The second function of the NCLB testing regime is to act as a device for figuring out which schools are failing which students. After a state develops its standards, writes tests to measure them, and administers the tests to students, the data collected are disaggregated for every measurable sub-category of student you can imagine. Each school gets back its test results broken down by sex, economic status, English language fluency, special needs status, and race. Every school must make Adequate Yearly Progress (AYP) in all subject areas and in all measurable subgroups. (What makes a subgroup measurable varies by state; in Wisconsin, for example, in any school, a group with fewer than 40 students is not reported separately.) Schools that do not make AYP are placed on a list of Schools Identified for Improvement (SIFI), and depending on how long a school has been on the list, various punishments are laden on the schools, up to and including reconstitution. By 2014, all measurable sub-categories--including special education students and non-native English speakers--must show 95% proficiency for a school not to be SIFI.

The resoning behind all of this is twofold, and, in a very real way, makes a lot of sense. One, it is important for parents to know both how well their children are doing in terms of meeting state standards. This used to be conveyed through such arcane methods as parent-teacher conferences, report cards, and news that children had been promoted to the next grade. This is no longer enough; test results are the preferred method for distributing this information now. Second, it is important for states, districts, schools, and parents to know in what ways schools are failing which students. These days you hear a lot about the "achievement gap": We have known this gap--high achievement by wealthy and/or white students compared to low achievement for poor and/or minority students--has been highly visible for decades through such things as SAT resuls, graduation rates, and anecdotal evidence provided by pioneering education researchers such as Jonathon Kozol. However, this gap becomes more and more apparent the more we make available disaggregated testing data--and, therefore, the more we test students.

So this testing regime does exist for a reason that is not solely to drive public schools into the ground, though the way the feds have chosen to implement it, you wouldn't know. The regime of testing is so time-consuming that it is crowding out funding for the arts and physical education.

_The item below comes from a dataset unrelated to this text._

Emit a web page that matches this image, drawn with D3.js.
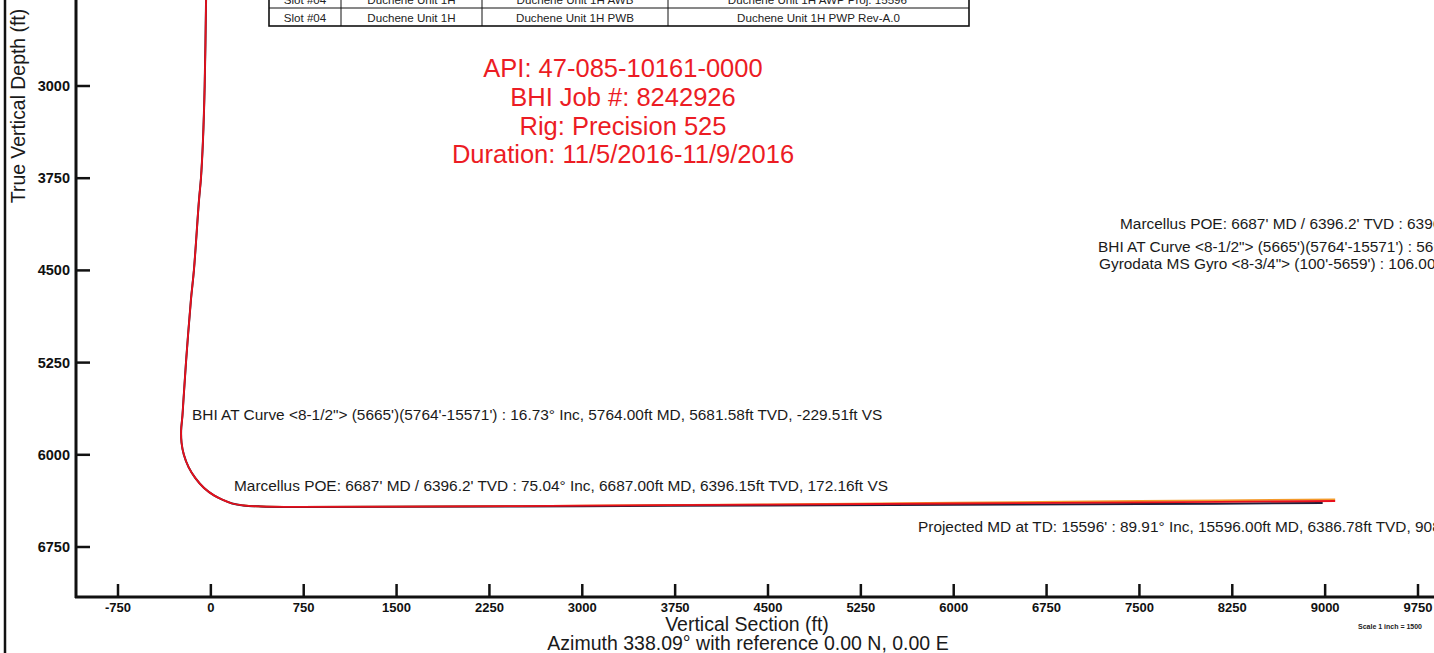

The need for impossibly high levels of proficiency are driving the rest of the budget into skill and drill exercises for students. And the testing itself is absurdly expensive, which makes the Fed's claims that "the funds have been provided for testing" surreally idiotic:
The federal government is providing Connecticut with $5.8 million this fiscal year to pay for the testing, [Connecticut Education Commissioner Betty] Sternberg said.

She estimates federal funds will fall $41.6 million short of paying for staffing, program development, standardized tests and other costs associated with implementing the law through 2008.
The question NCLB advocates need to answer is whether or not the significant annual cost of this extensive testing regime is worth it for the data that we collect. I mean, don't we already know there's an achievement gap? Isn't the infusion of states' standards into classrooms a good start, with alternate-year testing a fine measure? Wouldn't it be wiser to use $40 million per state for professional development or to recruit the best and brightest college graduates to teach at the worst-performing schools? Okay, so that's more than one question, and, I know, the answers are not multiple-choice. But how the administration and states all over the country handle the implementation of No Child Left Behind is probably the toughest test we face.